▶ Problem requirements:
Give back the exact lines spanning from the line with "Clone this chart in D3.js." to the line with "307, 290, 252];", with both of those lines included and no others.

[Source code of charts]
————
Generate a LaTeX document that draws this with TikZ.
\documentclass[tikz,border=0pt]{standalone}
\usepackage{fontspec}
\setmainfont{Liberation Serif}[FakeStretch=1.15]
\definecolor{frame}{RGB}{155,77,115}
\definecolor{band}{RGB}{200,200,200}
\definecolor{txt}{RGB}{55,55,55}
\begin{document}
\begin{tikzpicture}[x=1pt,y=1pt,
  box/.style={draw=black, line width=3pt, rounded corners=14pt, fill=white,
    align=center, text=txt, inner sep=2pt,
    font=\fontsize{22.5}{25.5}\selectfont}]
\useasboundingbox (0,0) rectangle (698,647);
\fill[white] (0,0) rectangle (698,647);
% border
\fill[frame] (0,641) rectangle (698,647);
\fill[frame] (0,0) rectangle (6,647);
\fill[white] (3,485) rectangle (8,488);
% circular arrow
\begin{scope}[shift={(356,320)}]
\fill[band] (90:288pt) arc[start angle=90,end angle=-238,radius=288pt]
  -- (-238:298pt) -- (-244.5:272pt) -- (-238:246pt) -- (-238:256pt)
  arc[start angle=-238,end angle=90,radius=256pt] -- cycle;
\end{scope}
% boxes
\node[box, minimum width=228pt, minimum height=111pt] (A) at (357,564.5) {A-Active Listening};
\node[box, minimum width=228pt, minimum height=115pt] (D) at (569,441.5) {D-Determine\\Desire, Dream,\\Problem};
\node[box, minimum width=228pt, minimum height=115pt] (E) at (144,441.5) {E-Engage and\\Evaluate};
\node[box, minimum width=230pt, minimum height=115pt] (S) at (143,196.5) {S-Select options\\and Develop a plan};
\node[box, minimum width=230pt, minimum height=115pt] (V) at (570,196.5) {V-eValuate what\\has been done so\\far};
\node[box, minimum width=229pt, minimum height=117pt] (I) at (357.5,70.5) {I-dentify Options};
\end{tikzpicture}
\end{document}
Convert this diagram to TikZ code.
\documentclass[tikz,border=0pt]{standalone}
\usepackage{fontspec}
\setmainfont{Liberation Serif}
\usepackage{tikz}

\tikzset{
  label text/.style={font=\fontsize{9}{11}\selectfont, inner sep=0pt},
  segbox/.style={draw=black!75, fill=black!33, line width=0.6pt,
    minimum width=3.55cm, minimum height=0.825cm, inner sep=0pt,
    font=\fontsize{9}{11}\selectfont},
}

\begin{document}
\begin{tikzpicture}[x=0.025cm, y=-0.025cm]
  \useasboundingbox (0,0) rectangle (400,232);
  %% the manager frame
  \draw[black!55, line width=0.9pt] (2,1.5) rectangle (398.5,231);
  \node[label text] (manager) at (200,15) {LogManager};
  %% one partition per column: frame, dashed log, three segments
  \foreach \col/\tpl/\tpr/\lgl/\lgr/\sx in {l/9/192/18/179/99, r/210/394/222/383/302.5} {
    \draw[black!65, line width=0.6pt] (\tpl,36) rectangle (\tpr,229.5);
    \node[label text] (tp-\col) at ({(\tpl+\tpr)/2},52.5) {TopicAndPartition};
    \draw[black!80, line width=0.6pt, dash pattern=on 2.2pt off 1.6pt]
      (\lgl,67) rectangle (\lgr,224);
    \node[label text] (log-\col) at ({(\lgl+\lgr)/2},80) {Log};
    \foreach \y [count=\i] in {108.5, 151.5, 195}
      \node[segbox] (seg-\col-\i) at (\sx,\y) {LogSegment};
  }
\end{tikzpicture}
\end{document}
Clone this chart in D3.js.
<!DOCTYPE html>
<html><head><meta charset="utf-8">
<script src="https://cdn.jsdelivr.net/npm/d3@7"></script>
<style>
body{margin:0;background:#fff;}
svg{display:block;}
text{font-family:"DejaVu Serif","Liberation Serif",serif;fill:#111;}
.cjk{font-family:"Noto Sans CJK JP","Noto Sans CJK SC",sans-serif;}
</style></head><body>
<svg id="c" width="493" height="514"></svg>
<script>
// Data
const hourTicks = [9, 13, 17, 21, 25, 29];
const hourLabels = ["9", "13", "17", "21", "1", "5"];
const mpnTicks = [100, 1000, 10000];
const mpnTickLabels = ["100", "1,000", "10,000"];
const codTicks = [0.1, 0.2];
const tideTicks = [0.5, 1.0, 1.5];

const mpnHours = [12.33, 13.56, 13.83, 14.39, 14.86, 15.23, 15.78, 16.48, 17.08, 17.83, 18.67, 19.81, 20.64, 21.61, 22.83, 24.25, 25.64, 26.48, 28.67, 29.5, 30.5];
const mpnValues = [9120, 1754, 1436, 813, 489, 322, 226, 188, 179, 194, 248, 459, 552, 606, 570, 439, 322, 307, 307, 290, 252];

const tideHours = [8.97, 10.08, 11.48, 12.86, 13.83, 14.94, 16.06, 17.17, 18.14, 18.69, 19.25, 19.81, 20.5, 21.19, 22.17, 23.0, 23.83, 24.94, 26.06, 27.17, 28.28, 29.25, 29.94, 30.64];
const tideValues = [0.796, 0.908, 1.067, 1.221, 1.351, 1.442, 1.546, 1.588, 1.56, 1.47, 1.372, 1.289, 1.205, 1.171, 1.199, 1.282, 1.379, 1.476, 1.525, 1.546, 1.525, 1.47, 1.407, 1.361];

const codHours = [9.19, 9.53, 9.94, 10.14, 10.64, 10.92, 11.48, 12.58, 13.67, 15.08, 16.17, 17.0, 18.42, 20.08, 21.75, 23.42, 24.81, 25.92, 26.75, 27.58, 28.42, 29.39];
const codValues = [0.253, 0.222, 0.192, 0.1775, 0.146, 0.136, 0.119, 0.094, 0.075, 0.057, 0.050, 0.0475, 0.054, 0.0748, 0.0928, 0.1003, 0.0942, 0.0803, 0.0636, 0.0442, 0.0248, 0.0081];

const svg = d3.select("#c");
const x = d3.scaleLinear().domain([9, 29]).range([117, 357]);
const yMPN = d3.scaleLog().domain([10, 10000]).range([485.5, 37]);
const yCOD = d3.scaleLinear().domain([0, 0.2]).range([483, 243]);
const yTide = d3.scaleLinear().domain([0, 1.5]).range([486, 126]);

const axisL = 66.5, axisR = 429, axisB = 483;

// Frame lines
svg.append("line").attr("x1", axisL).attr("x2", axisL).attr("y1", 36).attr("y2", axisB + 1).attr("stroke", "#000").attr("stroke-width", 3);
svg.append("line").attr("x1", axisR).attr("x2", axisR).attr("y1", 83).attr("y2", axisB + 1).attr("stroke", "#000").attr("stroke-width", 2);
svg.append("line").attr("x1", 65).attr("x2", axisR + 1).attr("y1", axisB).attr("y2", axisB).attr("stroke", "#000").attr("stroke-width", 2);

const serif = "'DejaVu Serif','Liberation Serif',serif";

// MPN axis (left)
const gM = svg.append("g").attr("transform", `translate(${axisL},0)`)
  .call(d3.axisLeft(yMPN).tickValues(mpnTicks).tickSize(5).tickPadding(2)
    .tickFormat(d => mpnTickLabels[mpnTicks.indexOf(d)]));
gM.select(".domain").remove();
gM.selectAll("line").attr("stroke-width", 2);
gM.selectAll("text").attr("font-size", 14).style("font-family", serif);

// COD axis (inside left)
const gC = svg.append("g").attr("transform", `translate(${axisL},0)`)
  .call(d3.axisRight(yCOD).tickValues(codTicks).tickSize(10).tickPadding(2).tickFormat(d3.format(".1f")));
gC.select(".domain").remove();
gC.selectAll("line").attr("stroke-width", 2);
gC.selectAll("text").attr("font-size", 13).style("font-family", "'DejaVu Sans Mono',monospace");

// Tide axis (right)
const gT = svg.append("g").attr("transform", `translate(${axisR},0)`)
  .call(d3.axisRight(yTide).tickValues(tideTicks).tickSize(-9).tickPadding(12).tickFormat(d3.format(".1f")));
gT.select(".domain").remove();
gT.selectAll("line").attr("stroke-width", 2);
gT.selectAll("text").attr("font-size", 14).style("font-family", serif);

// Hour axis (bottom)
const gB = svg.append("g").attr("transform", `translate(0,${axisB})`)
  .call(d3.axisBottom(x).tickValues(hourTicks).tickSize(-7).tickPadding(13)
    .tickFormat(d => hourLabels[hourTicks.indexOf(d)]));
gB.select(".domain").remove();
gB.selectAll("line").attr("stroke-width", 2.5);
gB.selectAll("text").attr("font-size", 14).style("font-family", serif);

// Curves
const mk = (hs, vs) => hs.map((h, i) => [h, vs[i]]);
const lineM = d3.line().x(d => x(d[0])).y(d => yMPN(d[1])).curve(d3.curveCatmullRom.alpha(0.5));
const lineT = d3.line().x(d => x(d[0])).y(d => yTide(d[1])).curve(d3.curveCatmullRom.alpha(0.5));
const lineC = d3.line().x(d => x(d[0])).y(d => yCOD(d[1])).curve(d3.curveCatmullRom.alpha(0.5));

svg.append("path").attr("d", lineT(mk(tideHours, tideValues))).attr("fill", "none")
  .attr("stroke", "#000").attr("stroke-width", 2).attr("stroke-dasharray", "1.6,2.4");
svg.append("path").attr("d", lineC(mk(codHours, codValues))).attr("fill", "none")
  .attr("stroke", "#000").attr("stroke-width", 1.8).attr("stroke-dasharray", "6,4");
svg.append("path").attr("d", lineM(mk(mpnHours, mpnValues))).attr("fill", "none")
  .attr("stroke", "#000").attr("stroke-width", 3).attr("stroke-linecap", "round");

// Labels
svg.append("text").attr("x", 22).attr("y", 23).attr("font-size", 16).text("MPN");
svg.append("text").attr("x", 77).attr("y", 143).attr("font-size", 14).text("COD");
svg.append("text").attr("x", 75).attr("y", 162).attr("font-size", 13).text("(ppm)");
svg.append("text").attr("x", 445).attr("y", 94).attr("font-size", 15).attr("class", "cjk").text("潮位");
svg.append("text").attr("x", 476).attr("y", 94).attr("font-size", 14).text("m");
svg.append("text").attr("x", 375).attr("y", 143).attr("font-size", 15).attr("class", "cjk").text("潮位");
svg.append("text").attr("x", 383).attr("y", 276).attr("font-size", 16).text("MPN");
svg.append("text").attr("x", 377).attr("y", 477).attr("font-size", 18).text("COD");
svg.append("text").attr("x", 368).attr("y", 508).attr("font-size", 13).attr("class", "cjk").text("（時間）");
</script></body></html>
————
▶ Correct response:
Clone this chart in D3.js.
<!DOCTYPE html>
<html><head><meta charset="utf-8">
<script src="https://cdn.jsdelivr.net/npm/d3@7"></script>
<style>
body{margin:0;background:#fff;}
svg{display:block;}
text{font-family:"DejaVu Serif","Liberation Serif",serif;fill:#111;}
.cjk{font-family:"Noto Sans CJK JP","Noto Sans CJK SC",sans-serif;}
</style></head><body>
<svg id="c" width="493" height="514"></svg>
<script>
// Data
const hourTicks = [9, 13, 17, 21, 25, 29];
const hourLabels = ["9", "13", "17", "21", "1", "5"];
const mpnTicks = [100, 1000, 10000];
const mpnTickLabels = ["100", "1,000", "10,000"];
const codTicks = [0.1, 0.2];
const tideTicks = [0.5, 1.0, 1.5];

const mpnHours = [12.33, 13.56, 13.83, 14.39, 14.86, 15.23, 15.78, 16.48, 17.08, 17.83, 18.67, 19.81, 20.64, 21.61, 22.83, 24.25, 25.64, 26.48, 28.67, 29.5, 30.5];
const mpnValues = [9120, 1754, 1436, 813, 489, 322, 226, 188, 179, 194, 248, 459, 552, 606, 570, 439, 322, 307, 307, 290, 252];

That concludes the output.